BEGIN THE INPUT
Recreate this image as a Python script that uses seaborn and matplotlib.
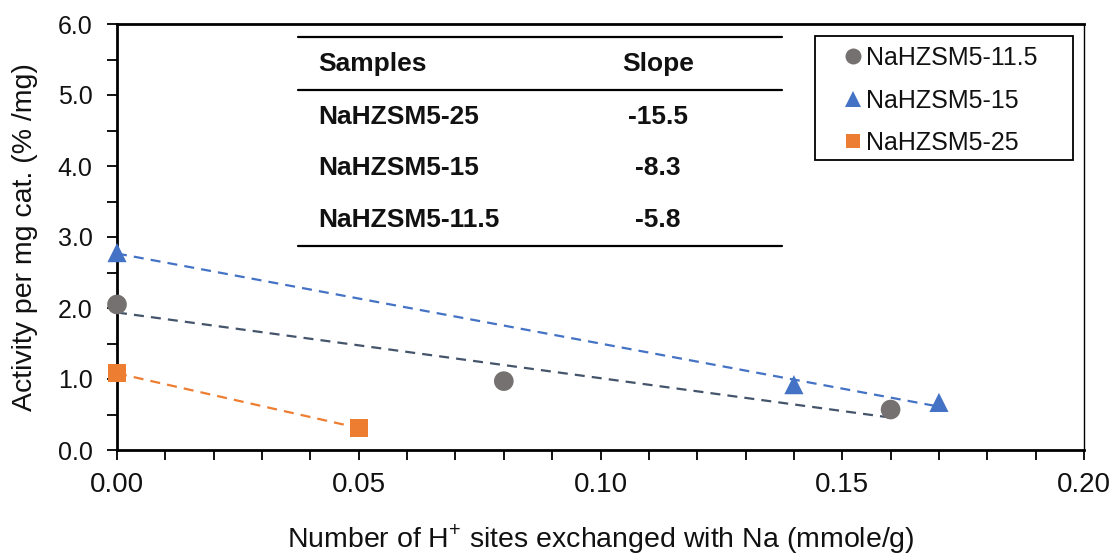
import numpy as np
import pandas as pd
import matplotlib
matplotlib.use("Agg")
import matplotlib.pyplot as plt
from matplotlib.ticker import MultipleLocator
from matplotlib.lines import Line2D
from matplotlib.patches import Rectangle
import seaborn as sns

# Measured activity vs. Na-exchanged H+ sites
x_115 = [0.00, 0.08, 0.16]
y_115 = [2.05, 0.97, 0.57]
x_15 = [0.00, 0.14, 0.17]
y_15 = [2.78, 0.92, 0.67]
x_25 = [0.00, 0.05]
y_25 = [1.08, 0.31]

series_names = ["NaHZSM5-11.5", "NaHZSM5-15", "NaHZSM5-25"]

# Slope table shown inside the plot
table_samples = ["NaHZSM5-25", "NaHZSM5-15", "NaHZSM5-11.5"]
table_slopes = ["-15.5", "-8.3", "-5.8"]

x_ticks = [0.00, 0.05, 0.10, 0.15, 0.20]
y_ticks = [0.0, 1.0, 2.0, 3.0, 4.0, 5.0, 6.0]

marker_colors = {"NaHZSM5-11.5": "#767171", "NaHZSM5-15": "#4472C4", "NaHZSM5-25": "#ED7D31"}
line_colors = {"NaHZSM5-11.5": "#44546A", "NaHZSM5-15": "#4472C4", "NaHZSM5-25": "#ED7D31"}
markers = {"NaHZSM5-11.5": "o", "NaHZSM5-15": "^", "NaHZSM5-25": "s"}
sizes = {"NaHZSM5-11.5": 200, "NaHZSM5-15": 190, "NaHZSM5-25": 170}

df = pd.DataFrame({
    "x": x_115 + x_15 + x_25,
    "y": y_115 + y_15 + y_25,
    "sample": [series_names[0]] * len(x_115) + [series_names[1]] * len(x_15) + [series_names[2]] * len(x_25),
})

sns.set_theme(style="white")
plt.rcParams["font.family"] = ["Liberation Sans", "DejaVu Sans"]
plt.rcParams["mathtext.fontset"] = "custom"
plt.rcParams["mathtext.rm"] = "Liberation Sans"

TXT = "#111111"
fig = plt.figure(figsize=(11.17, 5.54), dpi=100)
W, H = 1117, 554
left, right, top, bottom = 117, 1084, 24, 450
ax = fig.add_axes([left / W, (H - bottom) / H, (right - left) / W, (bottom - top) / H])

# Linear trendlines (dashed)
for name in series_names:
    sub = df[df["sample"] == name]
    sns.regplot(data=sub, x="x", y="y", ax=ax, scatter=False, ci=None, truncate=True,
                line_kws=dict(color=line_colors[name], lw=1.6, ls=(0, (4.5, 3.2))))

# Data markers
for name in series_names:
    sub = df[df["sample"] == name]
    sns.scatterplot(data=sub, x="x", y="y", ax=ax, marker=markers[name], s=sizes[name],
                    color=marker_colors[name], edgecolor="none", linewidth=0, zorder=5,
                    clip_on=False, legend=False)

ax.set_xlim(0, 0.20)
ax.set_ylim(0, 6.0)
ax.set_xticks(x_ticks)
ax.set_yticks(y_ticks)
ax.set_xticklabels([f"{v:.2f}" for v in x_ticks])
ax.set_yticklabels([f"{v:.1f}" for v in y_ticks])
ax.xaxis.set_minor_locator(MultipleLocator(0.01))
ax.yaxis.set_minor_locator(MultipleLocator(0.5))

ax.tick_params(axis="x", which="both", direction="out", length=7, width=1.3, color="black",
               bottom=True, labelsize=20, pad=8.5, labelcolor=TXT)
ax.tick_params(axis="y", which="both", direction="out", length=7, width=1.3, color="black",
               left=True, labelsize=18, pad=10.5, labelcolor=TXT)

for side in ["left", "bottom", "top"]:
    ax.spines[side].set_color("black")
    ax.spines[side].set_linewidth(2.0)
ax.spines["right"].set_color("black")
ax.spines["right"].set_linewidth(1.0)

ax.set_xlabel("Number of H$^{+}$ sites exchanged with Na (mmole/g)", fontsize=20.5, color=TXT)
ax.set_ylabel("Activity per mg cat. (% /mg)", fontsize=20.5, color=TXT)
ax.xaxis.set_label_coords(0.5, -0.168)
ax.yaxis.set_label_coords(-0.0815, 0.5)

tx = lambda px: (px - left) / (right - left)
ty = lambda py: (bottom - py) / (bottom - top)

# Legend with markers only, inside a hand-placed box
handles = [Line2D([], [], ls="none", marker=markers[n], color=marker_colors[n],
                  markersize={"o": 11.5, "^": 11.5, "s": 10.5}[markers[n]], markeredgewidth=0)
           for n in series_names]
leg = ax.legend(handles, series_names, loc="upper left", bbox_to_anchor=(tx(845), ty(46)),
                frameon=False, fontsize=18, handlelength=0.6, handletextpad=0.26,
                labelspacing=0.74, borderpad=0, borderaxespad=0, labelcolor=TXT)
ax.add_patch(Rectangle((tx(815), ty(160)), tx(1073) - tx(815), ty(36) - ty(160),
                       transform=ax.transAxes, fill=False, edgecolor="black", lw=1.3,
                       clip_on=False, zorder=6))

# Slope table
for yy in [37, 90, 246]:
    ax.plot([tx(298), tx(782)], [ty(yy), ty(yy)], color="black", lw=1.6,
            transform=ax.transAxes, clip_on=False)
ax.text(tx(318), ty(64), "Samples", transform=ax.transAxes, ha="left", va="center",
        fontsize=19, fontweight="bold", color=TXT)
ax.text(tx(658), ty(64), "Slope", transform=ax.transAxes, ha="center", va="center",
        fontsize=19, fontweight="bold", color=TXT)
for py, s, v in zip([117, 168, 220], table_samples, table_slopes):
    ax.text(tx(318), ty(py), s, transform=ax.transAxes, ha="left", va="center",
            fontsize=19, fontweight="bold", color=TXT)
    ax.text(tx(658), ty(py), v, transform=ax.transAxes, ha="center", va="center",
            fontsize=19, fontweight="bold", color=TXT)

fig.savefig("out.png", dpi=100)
END THE INPUT
BEGIN THE INPUT
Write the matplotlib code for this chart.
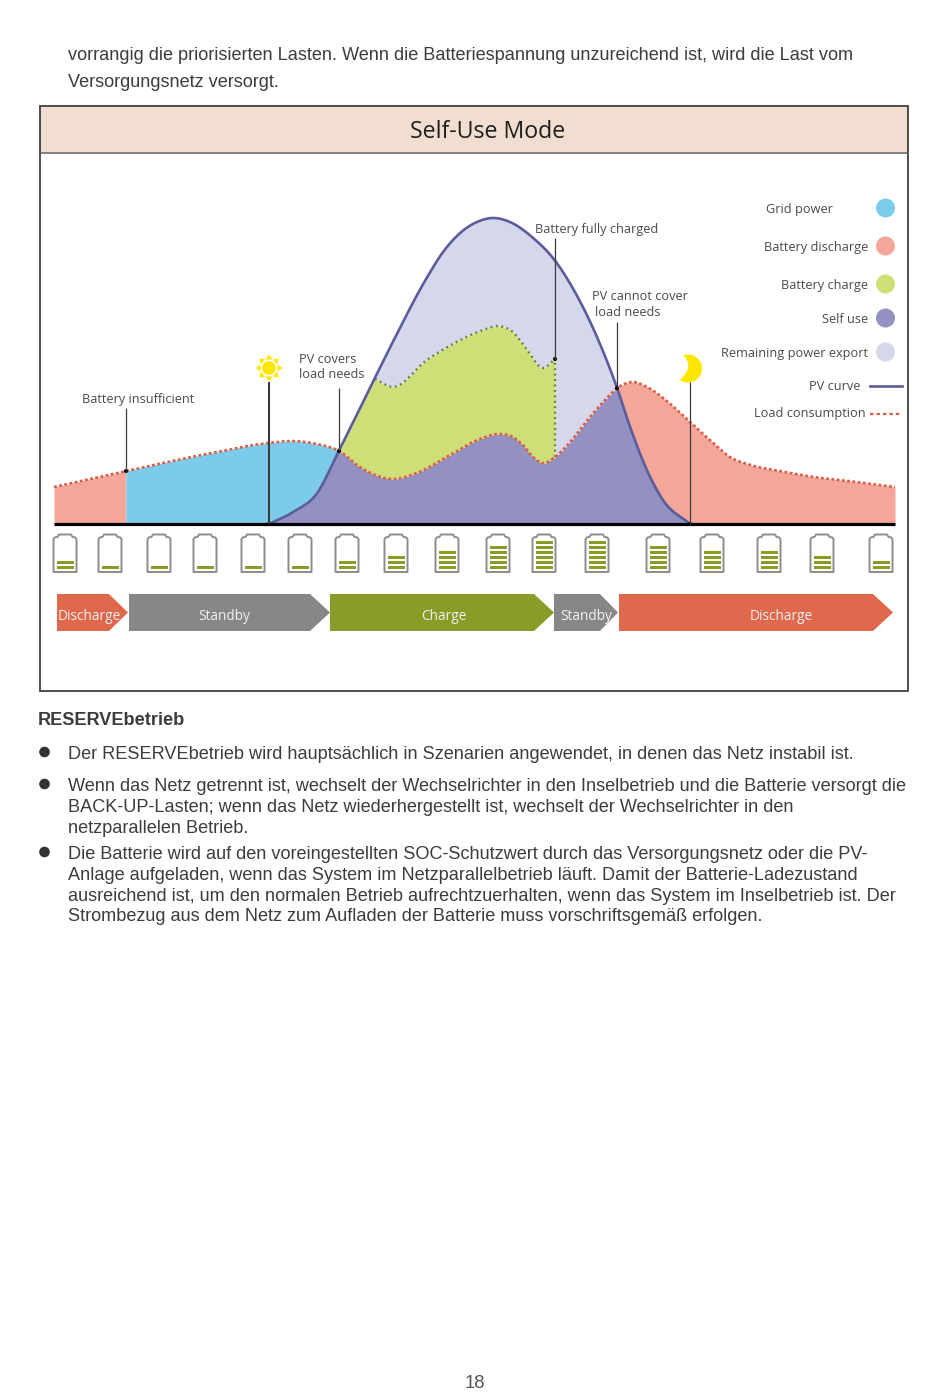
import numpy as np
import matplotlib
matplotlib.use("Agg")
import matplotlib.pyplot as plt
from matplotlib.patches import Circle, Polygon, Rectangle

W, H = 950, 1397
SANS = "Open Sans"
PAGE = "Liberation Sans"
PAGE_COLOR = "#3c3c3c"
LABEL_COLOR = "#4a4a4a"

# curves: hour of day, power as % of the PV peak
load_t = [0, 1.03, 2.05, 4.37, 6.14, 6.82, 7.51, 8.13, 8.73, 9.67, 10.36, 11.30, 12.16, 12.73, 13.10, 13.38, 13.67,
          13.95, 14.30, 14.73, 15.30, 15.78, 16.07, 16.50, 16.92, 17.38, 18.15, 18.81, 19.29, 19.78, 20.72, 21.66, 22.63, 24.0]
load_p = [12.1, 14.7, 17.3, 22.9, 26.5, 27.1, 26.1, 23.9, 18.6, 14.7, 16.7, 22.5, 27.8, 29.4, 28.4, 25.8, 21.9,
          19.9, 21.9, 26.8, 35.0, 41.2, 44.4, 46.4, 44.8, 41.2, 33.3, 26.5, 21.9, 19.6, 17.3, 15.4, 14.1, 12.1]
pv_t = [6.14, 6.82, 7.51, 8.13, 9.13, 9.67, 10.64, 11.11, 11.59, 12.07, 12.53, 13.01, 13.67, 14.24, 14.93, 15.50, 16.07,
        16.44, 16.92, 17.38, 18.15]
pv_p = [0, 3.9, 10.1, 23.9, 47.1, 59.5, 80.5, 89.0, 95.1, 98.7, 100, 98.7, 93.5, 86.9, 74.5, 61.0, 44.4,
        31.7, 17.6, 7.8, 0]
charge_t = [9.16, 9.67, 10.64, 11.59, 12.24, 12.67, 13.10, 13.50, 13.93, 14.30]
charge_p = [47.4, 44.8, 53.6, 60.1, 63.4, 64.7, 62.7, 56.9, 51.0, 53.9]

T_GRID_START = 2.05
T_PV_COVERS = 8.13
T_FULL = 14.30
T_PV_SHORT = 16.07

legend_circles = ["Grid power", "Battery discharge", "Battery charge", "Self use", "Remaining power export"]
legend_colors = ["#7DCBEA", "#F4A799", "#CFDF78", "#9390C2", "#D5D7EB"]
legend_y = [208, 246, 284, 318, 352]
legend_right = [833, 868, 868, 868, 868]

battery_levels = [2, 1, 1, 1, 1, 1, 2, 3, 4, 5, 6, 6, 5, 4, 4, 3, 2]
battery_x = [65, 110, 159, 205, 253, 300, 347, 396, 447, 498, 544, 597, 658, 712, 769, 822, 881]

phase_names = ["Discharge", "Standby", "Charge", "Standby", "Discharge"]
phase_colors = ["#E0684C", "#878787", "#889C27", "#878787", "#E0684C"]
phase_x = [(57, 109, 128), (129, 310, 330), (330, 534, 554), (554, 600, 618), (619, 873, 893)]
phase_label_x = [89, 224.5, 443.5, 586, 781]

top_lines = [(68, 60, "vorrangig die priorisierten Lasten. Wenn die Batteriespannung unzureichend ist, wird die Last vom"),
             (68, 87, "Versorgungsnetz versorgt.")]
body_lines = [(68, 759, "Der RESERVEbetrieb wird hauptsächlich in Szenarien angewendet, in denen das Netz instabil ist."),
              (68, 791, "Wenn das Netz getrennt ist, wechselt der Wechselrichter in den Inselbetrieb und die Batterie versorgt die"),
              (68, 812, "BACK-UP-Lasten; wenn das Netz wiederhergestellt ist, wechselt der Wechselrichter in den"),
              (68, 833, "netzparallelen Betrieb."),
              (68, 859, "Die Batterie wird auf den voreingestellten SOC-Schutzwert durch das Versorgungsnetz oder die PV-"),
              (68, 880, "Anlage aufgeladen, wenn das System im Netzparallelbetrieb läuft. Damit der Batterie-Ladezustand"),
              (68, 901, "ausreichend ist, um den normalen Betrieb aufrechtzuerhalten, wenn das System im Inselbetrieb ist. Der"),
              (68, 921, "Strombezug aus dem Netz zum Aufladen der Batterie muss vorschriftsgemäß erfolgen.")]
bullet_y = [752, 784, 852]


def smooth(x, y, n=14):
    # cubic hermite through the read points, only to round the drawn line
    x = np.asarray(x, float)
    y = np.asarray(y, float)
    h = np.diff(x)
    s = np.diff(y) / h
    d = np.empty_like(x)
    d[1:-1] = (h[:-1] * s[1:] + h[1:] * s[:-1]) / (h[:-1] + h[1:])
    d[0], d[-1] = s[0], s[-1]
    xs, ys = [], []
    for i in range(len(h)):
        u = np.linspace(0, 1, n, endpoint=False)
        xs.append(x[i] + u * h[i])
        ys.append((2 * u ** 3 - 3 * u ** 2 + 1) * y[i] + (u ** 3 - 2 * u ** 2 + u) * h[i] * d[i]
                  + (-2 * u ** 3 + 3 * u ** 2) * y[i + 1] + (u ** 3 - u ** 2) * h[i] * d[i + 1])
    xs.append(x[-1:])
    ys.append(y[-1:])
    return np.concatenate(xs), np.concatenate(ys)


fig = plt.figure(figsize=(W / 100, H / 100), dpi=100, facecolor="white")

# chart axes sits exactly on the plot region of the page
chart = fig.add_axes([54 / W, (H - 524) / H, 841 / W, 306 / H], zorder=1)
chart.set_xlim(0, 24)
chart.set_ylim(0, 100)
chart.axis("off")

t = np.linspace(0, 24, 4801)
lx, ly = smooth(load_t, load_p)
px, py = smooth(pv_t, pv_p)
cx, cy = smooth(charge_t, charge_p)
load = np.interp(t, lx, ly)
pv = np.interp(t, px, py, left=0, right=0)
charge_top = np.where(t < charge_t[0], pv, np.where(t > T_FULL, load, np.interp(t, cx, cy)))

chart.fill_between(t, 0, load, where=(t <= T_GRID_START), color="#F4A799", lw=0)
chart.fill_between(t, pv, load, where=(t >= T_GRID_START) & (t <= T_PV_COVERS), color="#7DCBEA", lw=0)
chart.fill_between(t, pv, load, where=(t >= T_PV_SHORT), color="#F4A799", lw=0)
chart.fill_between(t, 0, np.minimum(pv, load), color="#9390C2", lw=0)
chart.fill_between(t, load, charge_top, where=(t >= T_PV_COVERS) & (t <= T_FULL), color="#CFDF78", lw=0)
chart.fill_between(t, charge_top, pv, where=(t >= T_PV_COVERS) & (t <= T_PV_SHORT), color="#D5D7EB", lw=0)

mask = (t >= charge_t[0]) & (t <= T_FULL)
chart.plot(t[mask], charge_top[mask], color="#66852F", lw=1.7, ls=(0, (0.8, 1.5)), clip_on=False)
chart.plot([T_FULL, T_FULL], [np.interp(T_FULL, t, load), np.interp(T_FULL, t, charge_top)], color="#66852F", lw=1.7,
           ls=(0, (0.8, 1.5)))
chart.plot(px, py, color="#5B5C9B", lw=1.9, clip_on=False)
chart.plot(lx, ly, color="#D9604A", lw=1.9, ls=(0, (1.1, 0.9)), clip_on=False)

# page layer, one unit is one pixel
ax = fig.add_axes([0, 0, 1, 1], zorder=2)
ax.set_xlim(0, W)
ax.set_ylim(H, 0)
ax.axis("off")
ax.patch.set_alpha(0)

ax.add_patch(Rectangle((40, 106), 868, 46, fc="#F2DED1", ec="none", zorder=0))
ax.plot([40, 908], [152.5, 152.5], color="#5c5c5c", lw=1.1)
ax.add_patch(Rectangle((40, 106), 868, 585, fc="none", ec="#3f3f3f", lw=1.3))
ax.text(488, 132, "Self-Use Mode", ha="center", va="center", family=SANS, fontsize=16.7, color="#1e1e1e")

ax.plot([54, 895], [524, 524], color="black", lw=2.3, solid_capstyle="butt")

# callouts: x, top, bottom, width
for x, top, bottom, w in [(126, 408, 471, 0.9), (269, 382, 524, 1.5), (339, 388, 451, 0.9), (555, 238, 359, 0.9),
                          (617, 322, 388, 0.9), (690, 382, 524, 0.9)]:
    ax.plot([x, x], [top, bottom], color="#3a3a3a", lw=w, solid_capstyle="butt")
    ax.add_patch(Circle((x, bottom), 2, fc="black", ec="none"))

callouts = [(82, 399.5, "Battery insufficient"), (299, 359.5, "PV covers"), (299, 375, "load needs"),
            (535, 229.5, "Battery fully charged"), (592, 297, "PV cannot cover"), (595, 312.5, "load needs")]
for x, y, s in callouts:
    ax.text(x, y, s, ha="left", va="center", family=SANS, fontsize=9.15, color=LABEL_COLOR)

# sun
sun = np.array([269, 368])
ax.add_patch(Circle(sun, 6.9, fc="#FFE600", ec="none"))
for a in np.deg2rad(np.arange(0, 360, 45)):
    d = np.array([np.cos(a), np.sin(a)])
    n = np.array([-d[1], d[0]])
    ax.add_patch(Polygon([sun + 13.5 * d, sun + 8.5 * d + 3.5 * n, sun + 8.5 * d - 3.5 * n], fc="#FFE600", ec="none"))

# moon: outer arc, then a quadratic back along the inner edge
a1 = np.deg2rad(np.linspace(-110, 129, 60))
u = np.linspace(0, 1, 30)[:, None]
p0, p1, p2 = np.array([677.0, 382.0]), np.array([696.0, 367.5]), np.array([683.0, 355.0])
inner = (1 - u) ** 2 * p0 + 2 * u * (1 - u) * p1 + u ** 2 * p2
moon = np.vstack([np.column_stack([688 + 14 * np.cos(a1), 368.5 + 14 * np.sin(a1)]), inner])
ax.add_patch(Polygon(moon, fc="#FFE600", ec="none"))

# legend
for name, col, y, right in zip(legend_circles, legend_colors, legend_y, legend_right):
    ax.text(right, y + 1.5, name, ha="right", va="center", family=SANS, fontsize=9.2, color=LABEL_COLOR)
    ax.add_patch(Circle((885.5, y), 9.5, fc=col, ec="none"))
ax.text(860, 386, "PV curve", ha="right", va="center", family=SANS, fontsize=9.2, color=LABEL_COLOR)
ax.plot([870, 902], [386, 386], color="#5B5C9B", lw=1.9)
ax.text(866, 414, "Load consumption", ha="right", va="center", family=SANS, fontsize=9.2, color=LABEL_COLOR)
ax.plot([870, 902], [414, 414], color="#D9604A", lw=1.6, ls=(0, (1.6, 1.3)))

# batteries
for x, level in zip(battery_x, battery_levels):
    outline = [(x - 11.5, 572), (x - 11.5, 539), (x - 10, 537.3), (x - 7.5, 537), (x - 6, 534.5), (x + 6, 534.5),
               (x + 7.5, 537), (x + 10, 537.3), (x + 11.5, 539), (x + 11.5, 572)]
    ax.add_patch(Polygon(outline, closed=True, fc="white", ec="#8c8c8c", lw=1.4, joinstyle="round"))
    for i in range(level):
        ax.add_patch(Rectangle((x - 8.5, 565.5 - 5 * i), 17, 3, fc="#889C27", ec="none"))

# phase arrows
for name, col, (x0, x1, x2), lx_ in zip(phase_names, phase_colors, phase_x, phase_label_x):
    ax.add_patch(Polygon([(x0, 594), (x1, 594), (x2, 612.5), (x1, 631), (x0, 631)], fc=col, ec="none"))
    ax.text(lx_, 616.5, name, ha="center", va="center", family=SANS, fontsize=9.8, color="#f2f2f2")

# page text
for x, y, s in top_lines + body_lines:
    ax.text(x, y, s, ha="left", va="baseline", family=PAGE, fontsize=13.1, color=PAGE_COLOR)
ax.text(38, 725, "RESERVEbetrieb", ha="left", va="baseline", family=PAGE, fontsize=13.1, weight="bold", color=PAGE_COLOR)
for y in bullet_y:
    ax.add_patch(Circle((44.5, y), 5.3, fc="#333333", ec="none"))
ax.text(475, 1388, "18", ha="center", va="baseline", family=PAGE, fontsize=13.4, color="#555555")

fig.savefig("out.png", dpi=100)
END THE INPUT
# PROBLEM DETAILS
Write out word for word the lines above that run from the one with "Recreate this image" to the one with "y_ticks = [0.0, 1.0, 2.0, 3.0, 4.0, 5.0, 6.0]". Include both end lines; exclude the images.

# TASK ANSWER
Recreate this image as a Python script that uses seaborn and matplotlib.
import numpy as np
import pandas as pd
import matplotlib
matplotlib.use("Agg")
import matplotlib.pyplot as plt
from matplotlib.ticker import MultipleLocator
from matplotlib.lines import Line2D
from matplotlib.patches import Rectangle
import seaborn as sns

# Measured activity vs. Na-exchanged H+ sites
x_115 = [0.00, 0.08, 0.16]
y_115 = [2.05, 0.97, 0.57]
x_15 = [0.00, 0.14, 0.17]
y_15 = [2.78, 0.92, 0.67]
x_25 = [0.00, 0.05]
y_25 = [1.08, 0.31]

series_names = ["NaHZSM5-11.5", "NaHZSM5-15", "NaHZSM5-25"]

# Slope table shown inside the plot
table_samples = ["NaHZSM5-25", "NaHZSM5-15", "NaHZSM5-11.5"]
table_slopes = ["-15.5", "-8.3", "-5.8"]

x_ticks = [0.00, 0.05, 0.10, 0.15, 0.20]
y_ticks = [0.0, 1.0, 2.0, 3.0, 4.0, 5.0, 6.0]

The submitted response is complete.